Entries with chart source code
____

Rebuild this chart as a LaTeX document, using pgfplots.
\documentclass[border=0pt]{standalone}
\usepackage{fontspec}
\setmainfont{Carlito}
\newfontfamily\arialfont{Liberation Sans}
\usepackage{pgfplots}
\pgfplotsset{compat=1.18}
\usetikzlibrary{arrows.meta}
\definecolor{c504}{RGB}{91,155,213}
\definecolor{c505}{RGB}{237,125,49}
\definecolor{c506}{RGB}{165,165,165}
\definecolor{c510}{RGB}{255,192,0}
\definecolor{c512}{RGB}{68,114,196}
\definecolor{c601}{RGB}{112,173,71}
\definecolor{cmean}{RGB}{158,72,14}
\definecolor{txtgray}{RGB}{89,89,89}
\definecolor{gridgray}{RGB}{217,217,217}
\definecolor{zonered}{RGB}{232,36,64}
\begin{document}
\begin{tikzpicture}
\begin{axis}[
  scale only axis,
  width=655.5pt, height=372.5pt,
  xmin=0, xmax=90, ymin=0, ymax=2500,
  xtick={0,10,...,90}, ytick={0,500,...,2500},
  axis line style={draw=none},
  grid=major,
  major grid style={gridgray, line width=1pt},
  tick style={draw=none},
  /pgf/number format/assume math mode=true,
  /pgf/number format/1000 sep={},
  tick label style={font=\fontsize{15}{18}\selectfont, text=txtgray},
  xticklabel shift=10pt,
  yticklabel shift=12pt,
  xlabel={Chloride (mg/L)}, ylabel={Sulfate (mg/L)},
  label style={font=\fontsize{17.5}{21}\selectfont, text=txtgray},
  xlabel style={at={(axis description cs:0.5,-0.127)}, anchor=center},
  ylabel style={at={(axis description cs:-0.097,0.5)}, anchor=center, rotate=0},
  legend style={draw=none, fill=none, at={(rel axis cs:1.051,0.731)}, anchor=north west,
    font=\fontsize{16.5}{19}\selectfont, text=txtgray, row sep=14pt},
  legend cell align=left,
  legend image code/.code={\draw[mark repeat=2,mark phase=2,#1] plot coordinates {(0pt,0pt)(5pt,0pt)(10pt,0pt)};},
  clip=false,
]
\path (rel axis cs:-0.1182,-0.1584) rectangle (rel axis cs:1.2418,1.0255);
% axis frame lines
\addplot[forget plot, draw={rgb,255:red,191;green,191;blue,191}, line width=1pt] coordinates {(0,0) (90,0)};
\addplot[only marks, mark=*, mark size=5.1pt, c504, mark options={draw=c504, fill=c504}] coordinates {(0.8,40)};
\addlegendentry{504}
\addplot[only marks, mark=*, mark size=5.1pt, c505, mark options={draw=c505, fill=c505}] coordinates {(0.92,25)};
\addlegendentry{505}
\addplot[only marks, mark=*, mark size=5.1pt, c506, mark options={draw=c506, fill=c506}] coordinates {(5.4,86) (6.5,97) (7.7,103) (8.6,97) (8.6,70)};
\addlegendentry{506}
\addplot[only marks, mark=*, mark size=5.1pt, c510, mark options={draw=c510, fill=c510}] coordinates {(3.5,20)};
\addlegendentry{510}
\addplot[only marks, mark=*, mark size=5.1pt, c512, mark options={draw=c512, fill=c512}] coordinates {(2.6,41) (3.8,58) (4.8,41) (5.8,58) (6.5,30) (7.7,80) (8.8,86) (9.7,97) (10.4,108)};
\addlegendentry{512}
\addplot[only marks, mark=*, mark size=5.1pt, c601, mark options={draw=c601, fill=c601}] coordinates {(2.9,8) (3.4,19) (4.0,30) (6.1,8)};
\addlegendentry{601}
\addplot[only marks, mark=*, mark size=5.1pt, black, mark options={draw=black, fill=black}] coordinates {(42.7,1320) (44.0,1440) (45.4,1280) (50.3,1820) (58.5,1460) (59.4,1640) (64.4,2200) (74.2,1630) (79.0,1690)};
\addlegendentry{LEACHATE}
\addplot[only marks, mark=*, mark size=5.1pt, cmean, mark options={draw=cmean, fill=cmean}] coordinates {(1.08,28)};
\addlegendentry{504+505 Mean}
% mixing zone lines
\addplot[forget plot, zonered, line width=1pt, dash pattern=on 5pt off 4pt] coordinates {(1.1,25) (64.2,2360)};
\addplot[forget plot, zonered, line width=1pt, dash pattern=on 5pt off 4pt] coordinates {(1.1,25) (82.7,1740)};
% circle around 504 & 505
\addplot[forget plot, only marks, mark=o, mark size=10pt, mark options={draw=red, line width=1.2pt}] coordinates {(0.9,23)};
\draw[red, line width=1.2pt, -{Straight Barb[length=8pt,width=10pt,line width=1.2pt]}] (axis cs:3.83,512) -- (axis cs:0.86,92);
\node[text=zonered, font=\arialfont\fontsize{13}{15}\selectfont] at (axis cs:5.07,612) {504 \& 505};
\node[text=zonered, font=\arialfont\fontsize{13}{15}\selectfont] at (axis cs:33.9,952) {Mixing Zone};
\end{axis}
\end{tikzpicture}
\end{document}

____

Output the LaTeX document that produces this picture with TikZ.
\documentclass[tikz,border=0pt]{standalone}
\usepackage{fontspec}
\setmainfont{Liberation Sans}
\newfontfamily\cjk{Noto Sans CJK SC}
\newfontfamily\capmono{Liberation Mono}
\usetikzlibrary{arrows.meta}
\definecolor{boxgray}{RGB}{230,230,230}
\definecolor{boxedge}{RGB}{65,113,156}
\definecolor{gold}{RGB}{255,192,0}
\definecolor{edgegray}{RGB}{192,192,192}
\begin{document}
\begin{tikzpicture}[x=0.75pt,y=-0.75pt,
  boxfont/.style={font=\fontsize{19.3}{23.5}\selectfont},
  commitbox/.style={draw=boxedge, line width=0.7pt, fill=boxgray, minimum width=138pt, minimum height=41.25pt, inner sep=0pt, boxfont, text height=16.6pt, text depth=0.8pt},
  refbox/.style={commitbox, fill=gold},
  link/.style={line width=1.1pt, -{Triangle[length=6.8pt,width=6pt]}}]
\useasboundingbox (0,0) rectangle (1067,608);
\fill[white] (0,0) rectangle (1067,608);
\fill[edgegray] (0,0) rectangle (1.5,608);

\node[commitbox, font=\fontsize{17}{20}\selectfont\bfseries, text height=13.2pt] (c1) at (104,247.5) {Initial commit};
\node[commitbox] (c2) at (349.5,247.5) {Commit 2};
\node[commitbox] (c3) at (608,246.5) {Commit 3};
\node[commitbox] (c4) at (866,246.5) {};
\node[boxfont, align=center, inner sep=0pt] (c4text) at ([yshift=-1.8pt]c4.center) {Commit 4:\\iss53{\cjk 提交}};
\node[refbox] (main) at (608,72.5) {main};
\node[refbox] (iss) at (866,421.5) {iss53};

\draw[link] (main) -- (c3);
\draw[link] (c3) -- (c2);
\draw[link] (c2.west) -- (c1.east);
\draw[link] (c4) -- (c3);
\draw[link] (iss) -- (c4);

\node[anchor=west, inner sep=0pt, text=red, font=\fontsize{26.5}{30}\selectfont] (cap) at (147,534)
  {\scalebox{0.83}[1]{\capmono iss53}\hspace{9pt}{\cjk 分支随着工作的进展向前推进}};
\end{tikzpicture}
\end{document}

____

• WHAT THE TASK REQUIRES
Between the line containing "Output the LaTeX" and the line containing "(iss) -- (c4);" lies the part to return. Return it exactly, counting both of those lines.

• EXPECTED ANSWER
Output the LaTeX document that produces this picture with TikZ.
\documentclass[tikz,border=0pt]{standalone}
\usepackage{fontspec}
\setmainfont{Liberation Sans}
\newfontfamily\cjk{Noto Sans CJK SC}
\newfontfamily\capmono{Liberation Mono}
\usetikzlibrary{arrows.meta}
\definecolor{boxgray}{RGB}{230,230,230}
\definecolor{boxedge}{RGB}{65,113,156}
\definecolor{gold}{RGB}{255,192,0}
\definecolor{edgegray}{RGB}{192,192,192}
\begin{document}
\begin{tikzpicture}[x=0.75pt,y=-0.75pt,
  boxfont/.style={font=\fontsize{19.3}{23.5}\selectfont},
  commitbox/.style={draw=boxedge, line width=0.7pt, fill=boxgray, minimum width=138pt, minimum height=41.25pt, inner sep=0pt, boxfont, text height=16.6pt, text depth=0.8pt},
  refbox/.style={commitbox, fill=gold},
  link/.style={line width=1.1pt, -{Triangle[length=6.8pt,width=6pt]}}]
\useasboundingbox (0,0) rectangle (1067,608);
\fill[white] (0,0) rectangle (1067,608);
\fill[edgegray] (0,0) rectangle (1.5,608);

\node[commitbox, font=\fontsize{17}{20}\selectfont\bfseries, text height=13.2pt] (c1) at (104,247.5) {Initial commit};
\node[commitbox] (c2) at (349.5,247.5) {Commit 2};
\node[commitbox] (c3) at (608,246.5) {Commit 3};
\node[commitbox] (c4) at (866,246.5) {};
\node[boxfont, align=center, inner sep=0pt] (c4text) at ([yshift=-1.8pt]c4.center) {Commit 4:\\iss53{\cjk 提交}};
\node[refbox] (main) at (608,72.5) {main};
\node[refbox] (iss) at (866,421.5) {iss53};

\draw[link] (main) -- (c3);
\draw[link] (c3) -- (c2);
\draw[link] (c2.west) -- (c1.east);
\draw[link] (c4) -- (c3);
\draw[link] (iss) -- (c4);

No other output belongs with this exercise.